• [SHORT PROBLEM]:
Retype only the lines below from the one with "Recreate this image" to the one with "</body></html>", inclusive, skipping every image.

• [EXTRACTED INFORMATION]:
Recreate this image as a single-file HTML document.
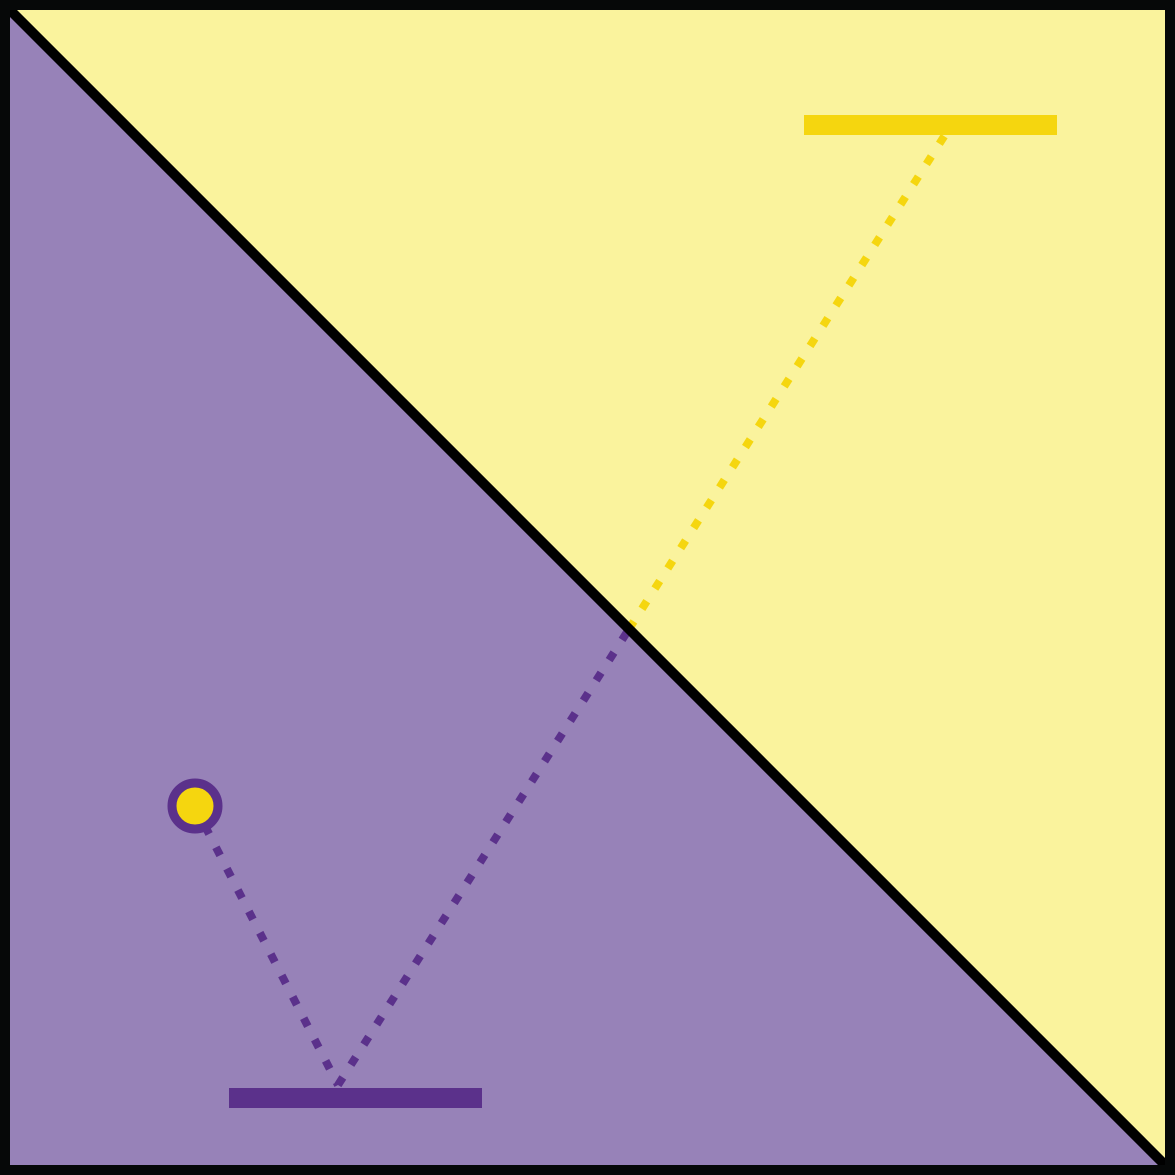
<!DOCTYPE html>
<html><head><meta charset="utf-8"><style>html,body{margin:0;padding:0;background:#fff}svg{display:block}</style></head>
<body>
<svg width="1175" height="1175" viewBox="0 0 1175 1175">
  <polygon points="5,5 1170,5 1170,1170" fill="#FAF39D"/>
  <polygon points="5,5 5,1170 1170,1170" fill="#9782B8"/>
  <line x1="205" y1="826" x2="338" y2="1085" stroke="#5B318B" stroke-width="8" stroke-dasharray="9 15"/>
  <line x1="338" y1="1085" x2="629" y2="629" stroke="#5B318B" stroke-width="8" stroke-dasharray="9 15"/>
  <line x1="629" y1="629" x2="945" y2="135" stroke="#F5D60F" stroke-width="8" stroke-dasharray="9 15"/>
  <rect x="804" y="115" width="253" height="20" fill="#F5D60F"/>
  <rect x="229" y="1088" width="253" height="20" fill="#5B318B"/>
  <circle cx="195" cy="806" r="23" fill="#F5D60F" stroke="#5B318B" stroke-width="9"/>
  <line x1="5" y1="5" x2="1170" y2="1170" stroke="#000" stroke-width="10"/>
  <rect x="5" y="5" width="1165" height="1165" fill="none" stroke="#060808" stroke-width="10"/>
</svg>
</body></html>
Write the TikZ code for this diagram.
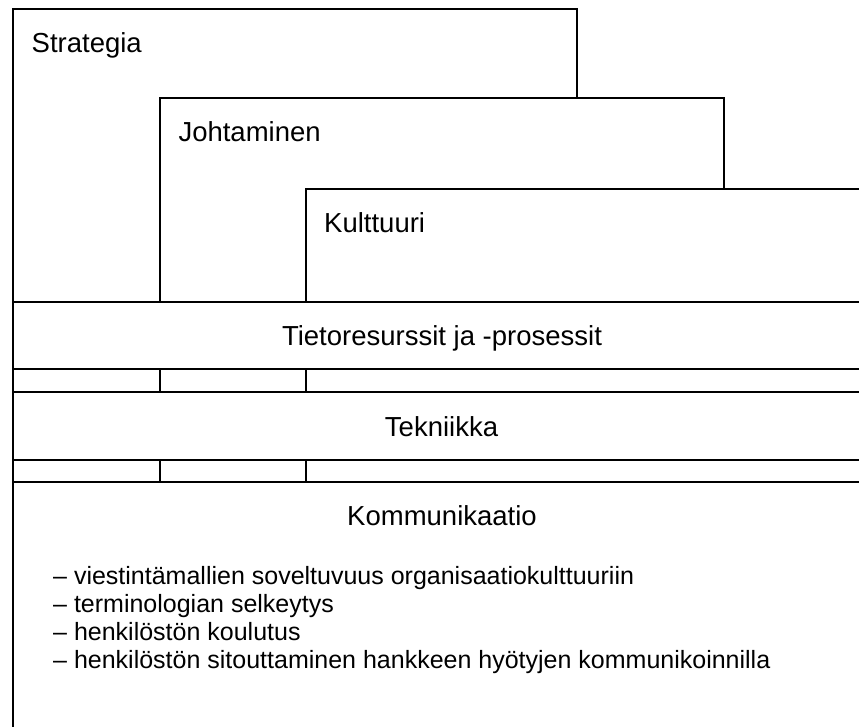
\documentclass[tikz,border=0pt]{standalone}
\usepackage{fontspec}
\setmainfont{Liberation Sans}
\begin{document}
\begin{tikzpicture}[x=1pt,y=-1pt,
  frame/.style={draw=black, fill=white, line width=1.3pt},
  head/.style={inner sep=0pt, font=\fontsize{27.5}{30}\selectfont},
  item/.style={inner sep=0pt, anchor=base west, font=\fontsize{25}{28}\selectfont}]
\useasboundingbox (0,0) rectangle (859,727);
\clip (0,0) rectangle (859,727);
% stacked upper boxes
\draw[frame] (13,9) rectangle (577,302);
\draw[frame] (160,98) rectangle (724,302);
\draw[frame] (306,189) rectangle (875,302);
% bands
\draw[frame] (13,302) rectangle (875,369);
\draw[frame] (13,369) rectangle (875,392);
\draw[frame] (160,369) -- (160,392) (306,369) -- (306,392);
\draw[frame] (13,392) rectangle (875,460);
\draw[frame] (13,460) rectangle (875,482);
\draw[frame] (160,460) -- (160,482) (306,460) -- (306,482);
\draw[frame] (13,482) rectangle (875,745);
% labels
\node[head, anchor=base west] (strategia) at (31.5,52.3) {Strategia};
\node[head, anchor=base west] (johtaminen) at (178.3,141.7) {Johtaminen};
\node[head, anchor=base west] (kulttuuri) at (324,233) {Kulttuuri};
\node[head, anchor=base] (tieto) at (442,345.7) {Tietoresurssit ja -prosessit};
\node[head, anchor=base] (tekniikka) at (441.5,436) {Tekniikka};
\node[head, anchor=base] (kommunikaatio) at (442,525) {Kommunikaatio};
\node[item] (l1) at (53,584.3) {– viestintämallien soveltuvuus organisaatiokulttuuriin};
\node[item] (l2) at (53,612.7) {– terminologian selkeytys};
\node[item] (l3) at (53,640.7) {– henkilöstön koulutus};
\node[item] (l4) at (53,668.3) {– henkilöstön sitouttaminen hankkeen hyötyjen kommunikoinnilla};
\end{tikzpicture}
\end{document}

==

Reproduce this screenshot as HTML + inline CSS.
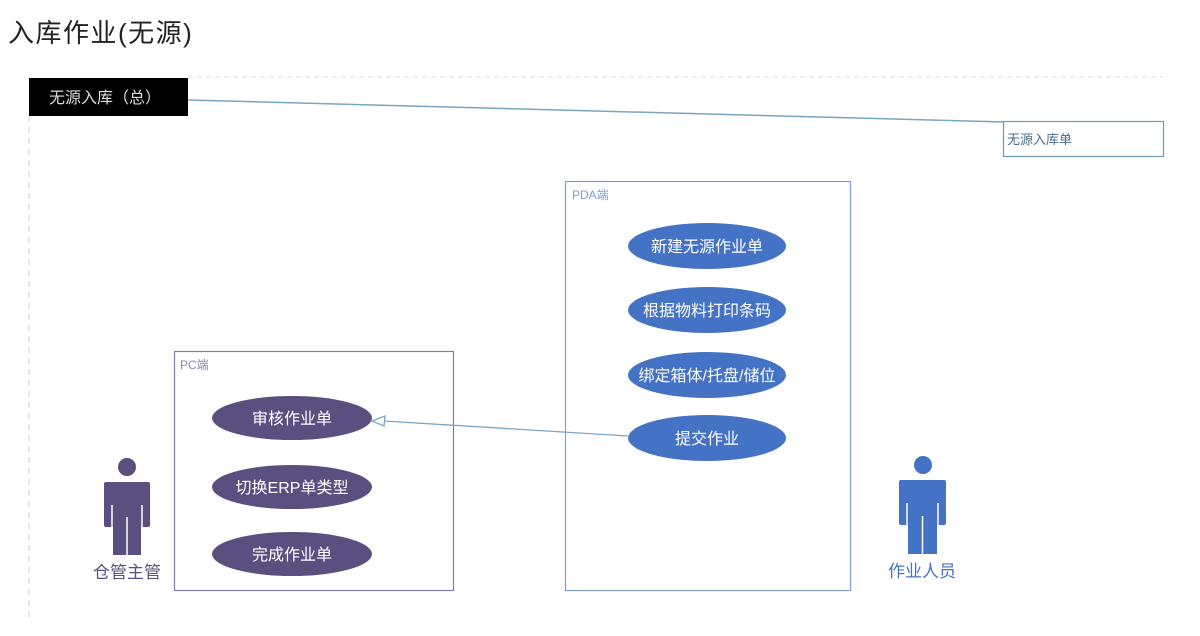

• [REPLY TO THE EXERCISE]:
Recreate this image as a single-file HTML document.
<!DOCTYPE html>
<html><head><meta charset="utf-8"><style>html,body{margin:0;padding:0;background:#fff}svg{display:block}</style></head>
<body>
<svg width="1175" height="1175" viewBox="0 0 1175 1175">
  <polygon points="5,5 1170,5 1170,1170" fill="#FAF39D"/>
  <polygon points="5,5 5,1170 1170,1170" fill="#9782B8"/>
  <line x1="205" y1="826" x2="338" y2="1085" stroke="#5B318B" stroke-width="8" stroke-dasharray="9 15"/>
  <line x1="338" y1="1085" x2="629" y2="629" stroke="#5B318B" stroke-width="8" stroke-dasharray="9 15"/>
  <line x1="629" y1="629" x2="945" y2="135" stroke="#F5D60F" stroke-width="8" stroke-dasharray="9 15"/>
  <rect x="804" y="115" width="253" height="20" fill="#F5D60F"/>
  <rect x="229" y="1088" width="253" height="20" fill="#5B318B"/>
  <circle cx="195" cy="806" r="23" fill="#F5D60F" stroke="#5B318B" stroke-width="9"/>
  <line x1="5" y1="5" x2="1170" y2="1170" stroke="#000" stroke-width="10"/>
  <rect x="5" y="5" width="1165" height="1165" fill="none" stroke="#060808" stroke-width="10"/>
</svg>
</body></html>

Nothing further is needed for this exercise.